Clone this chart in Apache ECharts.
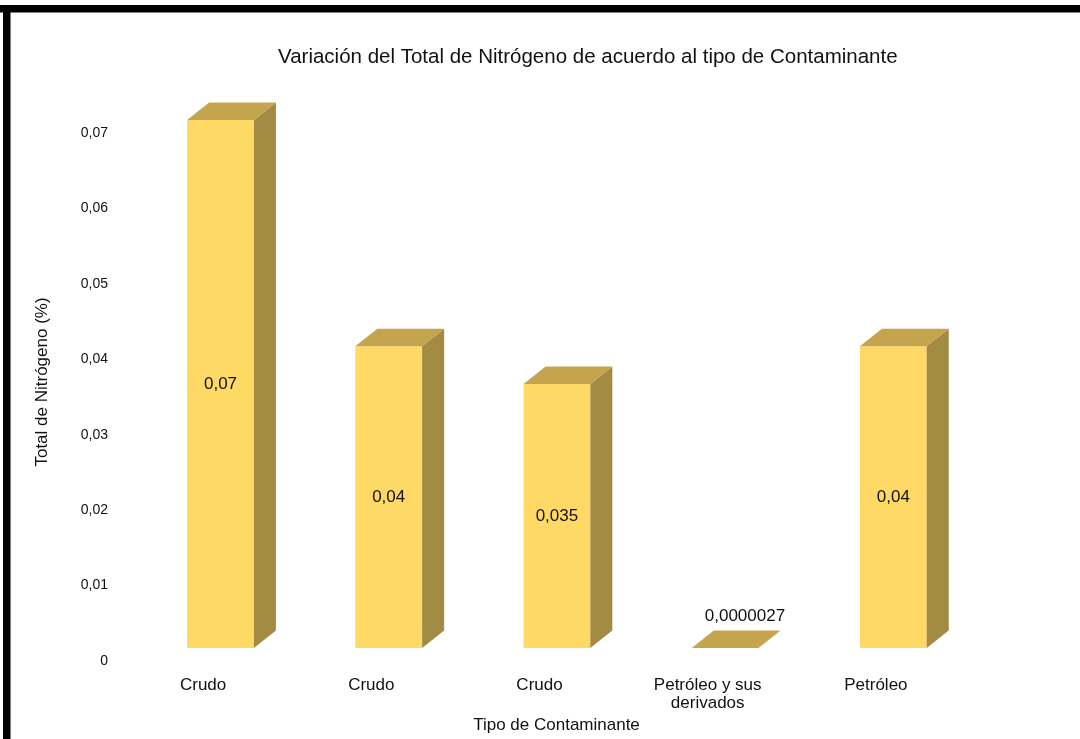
<!DOCTYPE html>
<html>
<head>
<meta charset="utf-8">
<script src="https://cdn.jsdelivr.net/npm/echarts@6/dist/echarts.min.js"></script>
<style>
html,body{margin:0;padding:0;background:#fff;}
#c{width:1080px;height:739px;}
</style>
</head>
<body>
<div id="c"></div>
<script>
const categories = ['Crudo', 'Crudo', 'Crudo', 'Petróleo y sus\nderivados', 'Petróleo'];
const values = [0.07, 0.04, 0.035, 0.0000027, 0.04];
const yTicks = { min: 0, max: 0.07, interval: 0.01 };
const titleText = 'Variación del Total de Nitrógeno de acuerdo al tipo de Contaminante';
const yName = 'Total de Nitrógeno (%)';
const xName = 'Tipo de Contaminante';

const FRONT = '#FFD966', TOP = '#C4A54E', SIDE = '#A48B44';
const FONT = 'Liberation Sans, Arial, sans-serif';
const fmt = v => String(v).replace('.', ',');

const chart = echarts.init(document.getElementById('c'), null, { renderer: 'canvas' });

function renderItem(params, api) {
  const band = api.size([1, 0])[0];
  const pt = api.coord([api.value(0), api.value(1)]);
  const base = api.coord([api.value(0), 0]);
  const shiftY = -13;
  const left = pt[0] - band * 0.095;
  const w = band * 0.397;
  const right = left + w;
  const top = pt[1] + shiftY;
  const bottom = base[1] + shiftY;
  const dx = band * 0.131, dy = -17.5;
  const h = bottom - top;
  const children = [];
  if (h > 0.5) {
    children.push({ type: 'rect', shape: { x: left, y: top, width: w, height: h }, style: { fill: FRONT } });
    children.push({ type: 'polygon', shape: { points: [[right, top], [right + dx, top + dy], [right + dx, bottom + dy], [right, bottom]] }, style: { fill: SIDE } });
  }
  children.push({ type: 'polygon', shape: { points: [[left, top], [right, top], [right + dx, top + dy], [left + dx, top + dy]] }, style: { fill: TOP } });
  const label = fmt(api.value(1));
  let lx, ly;
  if (h > 30) { lx = left + w / 2; ly = top + h / 2; }
  else { lx = left + w / 2 + dx * 0.9; ly = top + dy - 14; }
  children.push({ type: 'text', x: lx, y: ly, style: { text: label, fill: '#111', font: '17px ' + FONT, align: 'center', verticalAlign: 'middle' } });
  return { type: 'group', children };
}

chart.setOption({
  animation: false,
  backgroundColor: '#fff',
  title: {
    text: titleText, left: 273, top: 42,
    textStyle: { fontFamily: FONT, fontSize: 20.5, fontWeight: 'normal', color: '#111' }
  },
  grid: { left: 119, right: 120, top: 133, bottom: 78, outerBoundsMode: 'none', containLabel: false },
  xAxis: {
    type: 'category', data: categories,
    axisLine: { show: false }, axisTick: { show: false },
    axisLabel: { margin: 15, fontFamily: FONT, fontSize: 17, color: '#111', lineHeight: 18, interval: 0 },
    name: xName, nameLocation: 'middle', nameGap: 46,
    nameTextStyle: { fontFamily: FONT, fontSize: 17, color: '#111', padding: [0, 0, 0, 34] }
  },
  yAxis: {
    type: 'value', min: yTicks.min, max: yTicks.max, interval: yTicks.interval,
    axisLine: { show: false }, axisTick: { show: false }, splitLine: { show: false },
    axisLabel: { margin: 11, fontFamily: FONT, fontSize: 14, color: '#111',
      formatter: v => v === 0 ? '0' : v.toFixed(2).replace('.', ',') },
    name: yName, nameLocation: 'middle', nameGap: 68,
    nameTextStyle: { fontFamily: FONT, fontSize: 17, color: '#111', padding: [0, 0, 0, 30] }
  },
  series: [{
    type: 'custom', renderItem,
    data: values.map((v, i) => [i, v]),
    clip: false
  }],
  graphic: [
    { type: 'rect', shape: { x: 0, y: 5, width: 1080, height: 7.5 }, style: { fill: '#000' } },
    { type: 'rect', shape: { x: 3, y: 5, width: 7.5, height: 734 }, style: { fill: '#000' } }
  ]
});
</script>
</body>
</html>
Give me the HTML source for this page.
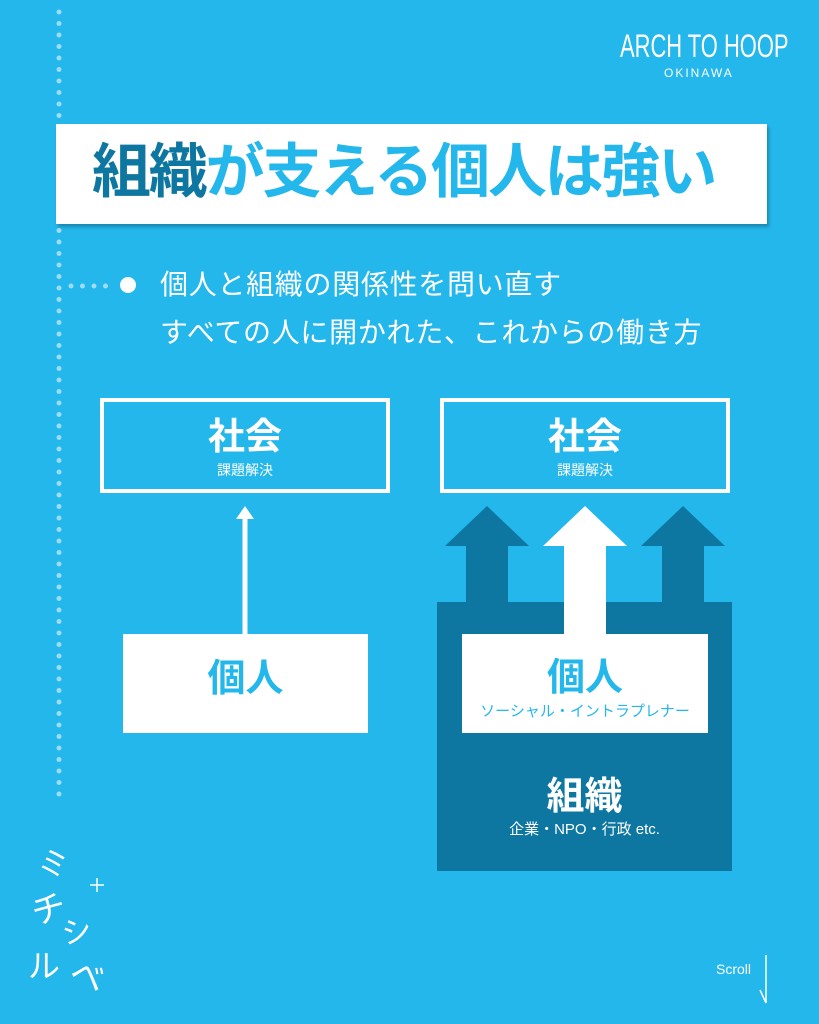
<!DOCTYPE html>
<html><head><meta charset="utf-8"><style>
*{margin:0;padding:0;box-sizing:border-box}
body{width:819px;height:1024px;background:#23B7EC;position:relative;overflow:hidden;font-family:"Liberation Sans","Noto Sans CJK JP",sans-serif;color:#fff}
.a{position:absolute}
.c{position:absolute;text-align:center;white-space:nowrap;line-height:1}
</style></head><body>
<svg class="a" style="left:0;top:0" width="819" height="1024">
<line x1="59" y1="12" x2="59" y2="800" stroke="#9fdcf5" stroke-width="5" stroke-linecap="round" stroke-dasharray="0 11.5"/>
<line x1="71" y1="286" x2="110" y2="286" stroke="#9fdcf5" stroke-width="5" stroke-linecap="round" stroke-dasharray="0 11.5"/>
<circle cx="128" cy="285" r="8" fill="#fff"/>
<rect x="102" y="400" width="286" height="91" fill="none" stroke="#fff" stroke-width="4"/>
<rect x="442" y="400" width="286" height="91" fill="none" stroke="#fff" stroke-width="4"/>
<line x1="245" y1="518" x2="245" y2="634" stroke="#fff" stroke-width="5"/>
<polygon points="245,506 236,519 254,519" fill="#fff"/>
<rect x="123" y="634" width="245" height="99" fill="#fff"/>
<rect x="437" y="602" width="295" height="269" fill="#0D77A1"/>
<polygon points="487,506 529,546 508,546 508,602 466,602 466,546 445,546" fill="#0D77A1"/>
<polygon points="683,506 725,546 704,546 704,602 662,602 662,546 641,546" fill="#0D77A1"/>
<polygon points="585,506 627,546 606,546 606,634 564,634 564,546 543,546" fill="#fff"/>
<rect x="462" y="634" width="246" height="99" fill="#fff"/>
<line x1="766" y1="955" x2="766" y2="1003" stroke="#fff" stroke-width="1.5"/>
<line x1="766" y1="1003" x2="760" y2="990" stroke="#fff" stroke-width="1.5"/>
<path d="M97,878 v14 M90,885 h14" stroke="#fff" stroke-width="1.5"/>
</svg>
<div class="c" style="left:620px;top:30px;font-size:32px;transform:scaleX(0.685);transform-origin:left top;text-align:left">ARCH TO HOOP</div>
<div class="c" style="left:664px;top:67px;font-size:12px;letter-spacing:2px">OKINAWA</div>
<div class="a" style="left:56px;top:124px;width:711px;height:100px;background:#fff;box-shadow:2px 3px 3px rgba(0,0,0,0.25)"></div>
<div class="c" style="left:92px;top:143px;font-size:59px;font-weight:bold;color:#23B7EC;letter-spacing:-2.2px;text-align:left"><span style="color:#0D77A1">組織</span>が支える個人は強い</div>
<div class="c" style="left:160px;top:271px;font-size:28px;letter-spacing:0.7px;text-align:left">個人と組織の関係性を問い直す</div>
<div class="c" style="left:160px;top:319px;font-size:28px;letter-spacing:0.7px;text-align:left">すべての人に開かれた、これからの働き方</div>
<div class="c" style="left:100px;top:418px;width:290px;font-size:37px;font-weight:bold">社会</div>
<div class="c" style="left:100px;top:463px;width:290px;font-size:14px">課題解決</div>
<div class="c" style="left:440px;top:418px;width:290px;font-size:37px;font-weight:bold">社会</div>
<div class="c" style="left:440px;top:463px;width:290px;font-size:14px">課題解決</div>
<div class="c" style="left:123px;top:660px;width:245px;font-size:38px;font-weight:bold;color:#23B7EC">個人</div>
<div class="c" style="left:462px;top:659px;width:246px;font-size:38px;font-weight:bold;color:#23B7EC">個人</div>
<div class="c" style="left:462px;top:704px;width:246px;font-size:15px;color:#23B7EC">ソーシャル・イントラプレナー</div>
<div class="c" style="left:437px;top:778px;width:295px;font-size:38px;font-weight:bold">組織</div>
<div class="c" style="left:437px;top:822px;width:295px;font-size:15px">企業・NPO・行政 etc.</div>
<div class="c" style="left:716px;top:962px;font-size:14px">Scroll</div>
<div class="c" style="left:38px;top:850px;font-size:30px;transform:rotate(15deg)">ミ</div>
<div class="c" style="left:32px;top:893px;font-size:34px;transform:rotate(-15deg)">チ</div>
<div class="c" style="left:62px;top:918px;font-size:30px;transform:rotate(-10deg)">シ</div>
<div class="c" style="left:28px;top:950px;font-size:32px">ル</div>
<div class="c" style="left:70px;top:960px;font-size:34px;transform:rotate(20deg)">ベ</div>
</body></html>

---*---

» **Problem description**
Write out the lines from the start of the material to the line with "const xName = 'Tipo de Contaminante';", inclusive and exactly. Skip the pictures.

» **Correct output**
Clone this chart in Apache ECharts.
<!DOCTYPE html>
<html>
<head>
<meta charset="utf-8">
<script src="https://cdn.jsdelivr.net/npm/echarts@6/dist/echarts.min.js"></script>
<style>
html,body{margin:0;padding:0;background:#fff;}
#c{width:1080px;height:739px;}
</style>
</head>
<body>
<div id="c"></div>
<script>
const categories = ['Crudo', 'Crudo', 'Crudo', 'Petróleo y sus\nderivados', 'Petróleo'];
const values = [0.07, 0.04, 0.035, 0.0000027, 0.04];
const yTicks = { min: 0, max: 0.07, interval: 0.01 };
const titleText = 'Variación del Total de Nitrógeno de acuerdo al tipo de Contaminante';
const yName = 'Total de Nitrógeno (%)';
const xName = 'Tipo de Contaminante';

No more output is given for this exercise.